— Дело не в том, — возразил приор. — Говорят, этот привратник был нечист па руку и нажился за счет своего хозяина. Он будто бы даже присвоил картину — излюбленную нашими фламандскими живописцами фантасмагорию: уродливые черти мучают грешников. Герцогу поручено было приобрести ее для короля. Наш король — любитель живописи... Впрочем, заговорил этот ничтожный человек или нет, значения не имеет — судьба графа предрешена. Но я думаю о том, что граф умрет благородно, под ударом топора, на эшафоте, обтянутом черной материей, утешенный скорбью народа, который по справедливости видит в нем верного сына своей родины; палач, прежде чем нанести удар, попросит у него прощения, и душа его отлетит на небо, провожаемая молитвами духовника...
— На сей раз я уловил вашу мысль, — сказал врач. — Ваше преподобие думает о том, что, вопреки расхожим утверждениям философов, ранг и титул обеспечивают их владельцам весьма ощутительные преимущества. Быть грандом Испании кое-что значит.
— Я дурно изъясняю свою мысль, — прошептал приор. — Именно потому, что человек этот мал, ничтожен, без сомнения, гнусен и наделен лишь телом, способным испытывать боль, и душой, за которую сам Господь отдал свою кровь, я мысленно следую за ним в его страданиях. Я говорю себе: прошло три часа, а он все еще продолжал кричать.
— Поберегитесь, господин приор, — сказал Себастьян Теус, стискивая руку монаха. — Этот несчастный мучился три часа, но сколько же дней и ночей ваше преподобие будет вновь и вновь переживать его конец? Вы терзаете себя долее, нежели палачи — этого беднягу.
— Не говорите так, — покачал головой приор. — Муки этого привратника и злодейства его мучителей полнят мир и выходят за грань времени. Отныне и вовек пребудут они мгновением промысла Божия. Каждая мука, каждое страдание бесконечны в своей сущности, друг мой, и они бесчисленны в своем множестве.

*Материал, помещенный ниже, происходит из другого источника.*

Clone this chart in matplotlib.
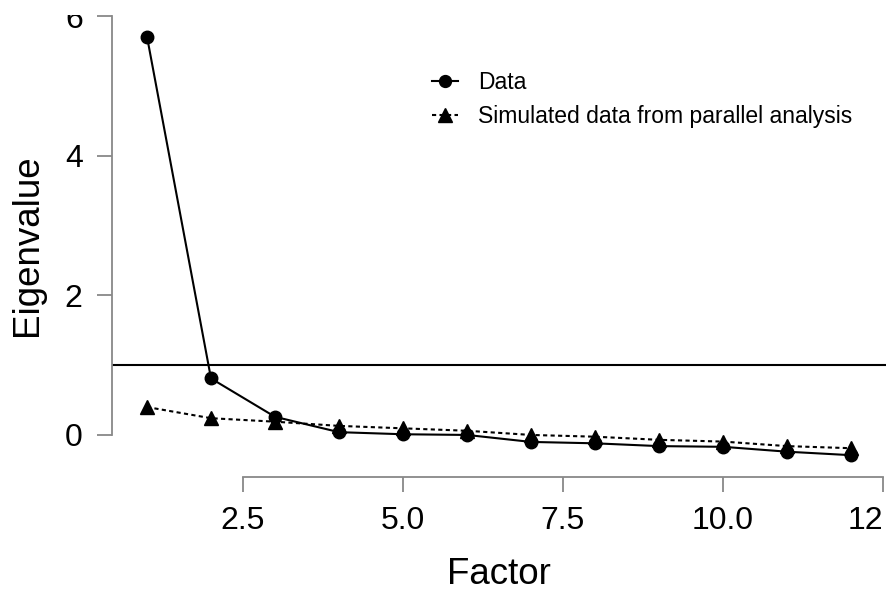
import numpy as np
import matplotlib
matplotlib.use('Agg')
import matplotlib.pyplot as plt
from matplotlib.transforms import Bbox

plt.rcParams['font.family'] = ['Liberation Sans', 'DejaVu Sans']

# scree plot values
factors = [1, 2, 3, 4, 5, 6, 7, 8, 9, 10, 11, 12]
eigen_data = [5.71, 0.81, 0.26, 0.04, 0.01, 0.00, -0.10, -0.12, -0.16, -0.17, -0.24, -0.29]
eigen_sim = [0.40, 0.24, 0.19, 0.13, 0.095, 0.06, 0.00, -0.025, -0.07, -0.095, -0.16, -0.19]
x_ticks = [2.5, 5.0, 7.5, 10.0, 12.5]
x_tick_labels = ['2.5', '5.0', '7.5', '10.0', '12']
y_ticks = [0, 2, 4, 6]
kaiser = 1.0

W, H = 890, 590
fig = plt.figure(figsize=(W / 100, H / 100), dpi=100)

# axes placed in pixels so that data maps like the reference
xlim = (0.45, 12.55)
ylim = (-0.6, 6.23)
left_px, right_px = 111.8, 111.8 + (xlim[1] - xlim[0]) * 64
bottom_px = 476.8
top_px = bottom_px - (ylim[1] - ylim[0]) * 69.75
ax = fig.add_axes([left_px / W, 1 - bottom_px / H,
                   (right_px - left_px) / W, (bottom_px - top_px) / H])
ax.set_xlim(*xlim)
ax.set_ylim(*ylim)
ax_h = bottom_px - top_px
ax_w = right_px - left_px

ax.axhline(kaiser, color='black', linewidth=1.5, zorder=1)
ax.plot(factors, eigen_sim, color='black', linewidth=1.5, linestyle=(0, (2, 1.6)),
        marker='^', markersize=10, label='Simulated data from parallel analysis', zorder=2)
ax.plot(factors, eigen_data, color='black', linewidth=1.5, marker='o', markersize=9,
        label='Data', zorder=3)

for s in ['top', 'right']:
    ax.spines[s].set_visible(False)
for s in ['left', 'bottom']:
    ax.spines[s].set_color('#888888')
    ax.spines[s].set_linewidth(1.3)
ax.spines['left'].set_bounds(0, 6)
ax.spines['bottom'].set_bounds(2.5, 12.5)

ax.set_xticks(x_ticks)
ax.set_xticklabels(x_tick_labels)
ax.set_yticks(y_ticks)
ax.tick_params(axis='both', length=11, width=1.3, color='#888888', pad=10,
               labelsize=23, labelcolor='black')
# last x label sits left of its tick, top y label is cut like the reference
ax.get_xticklabels()[-1].set_ha('right')
top_lab = ax.get_yticklabels()[-1]
top_lab.set_clip_box(Bbox([[0, 0], [W, H - 15]]))
top_lab.set_clip_on(True)

ax.set_xlabel('Factor', fontsize=26.5)
ax.set_ylabel('Eigenvalue', fontsize=26.5)
ax.xaxis.set_label_coords(0.5, -(574 - bottom_px) / ax_h, transform=ax.transAxes)
ax.xaxis.label.set_va('center')
ax.yaxis.set_label_coords(-(left_px - 27) / ax_w, (bottom_px - 245) / ax_h,
                          transform=ax.transAxes)
ax.yaxis.label.set_va('center')

handles, labels = ax.get_legend_handles_labels()
ax.legend(handles[::-1], labels[::-1], loc='upper left',
          bbox_to_anchor=(431.7 / W, 1 - 71 / H), bbox_transform=fig.transFigure,
          frameon=False, fontsize=16.5, borderpad=0, borderaxespad=0,
          handlelength=1.15, handletextpad=0.87, labelspacing=0.48, markerscale=0.95)

fig.savefig('out.png', dpi=100)
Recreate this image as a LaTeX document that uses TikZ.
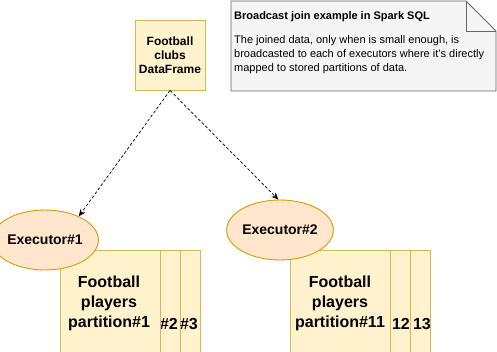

— То, что ваше преподобие говорит о страдании, можно также сказать и о радости.
— Знаю... Я сам изведал в жизни радости... Всякая невинная радость — след потерянного рая... Но радость не нуждается в нас, Себастьян. Одна лишь скорбь взыскует нашего милосердия. С того дня, когда нам дано постичь страдание живой твари, предаваться радости для нас столь же невозможно, сколь невозможно для доброго самаритянина предаваться в трактире винопитию с веселыми девицами, в то время как раненый подле него истекает кровью. Мне теперь непонятно даже, как могут святые наслаждаться безмятежностью духа на земле или блаженствовать на небе...
— Насколько я разумею язык благочестия, для приора настало время пройти свою полосу непроглядной ночи.
— Господин приор никого не ослепит своей роскошью, — с улыбкой прервал монаха Себастьян Теус.
— Я пользуюсь всеми благами жизни, — сказал монах, указывая на подернутые пеплом уголья.
— Только пусть ваше преподобие не вздумает из великодушия переоценивать противную сторону,— сказал философ после некоторого раздумья — Odi hominem unius libri[30]. Обожествление Писания, проповедуемое Лютером, быть может, похуже многих обрядов, которые он заклеймил как суеверие, а тезис о спасении души через веру принижает человеческое достоинство.
— Вы правы, — с удивлением заметил приор, — но в конце концов все мы, как и он, почитаем Священное Писание и повергаем наши скромные добродетели к стопам Всевышнего.
— Воистину так, ваше преподобие, потому-то атеист и не возьмет в толк, отчего эти споры ведутся с таким ожесточением.
— Не утверждайте того, чего я не хочу слышать, — прошептал приор.
— Умолкаю, — сказал философ. — Я только хотел отметить, что господа немецкие протестанты, которые, как мячиками, перекидываются головами взбунтовавшихся крестьян, не уступают герцогским наемникам, а Лютер так же угождает венценосцам, как и кардинал Гранвелла.
— Он, как и все мы, встал на сторону порядка, — устало сказал приор.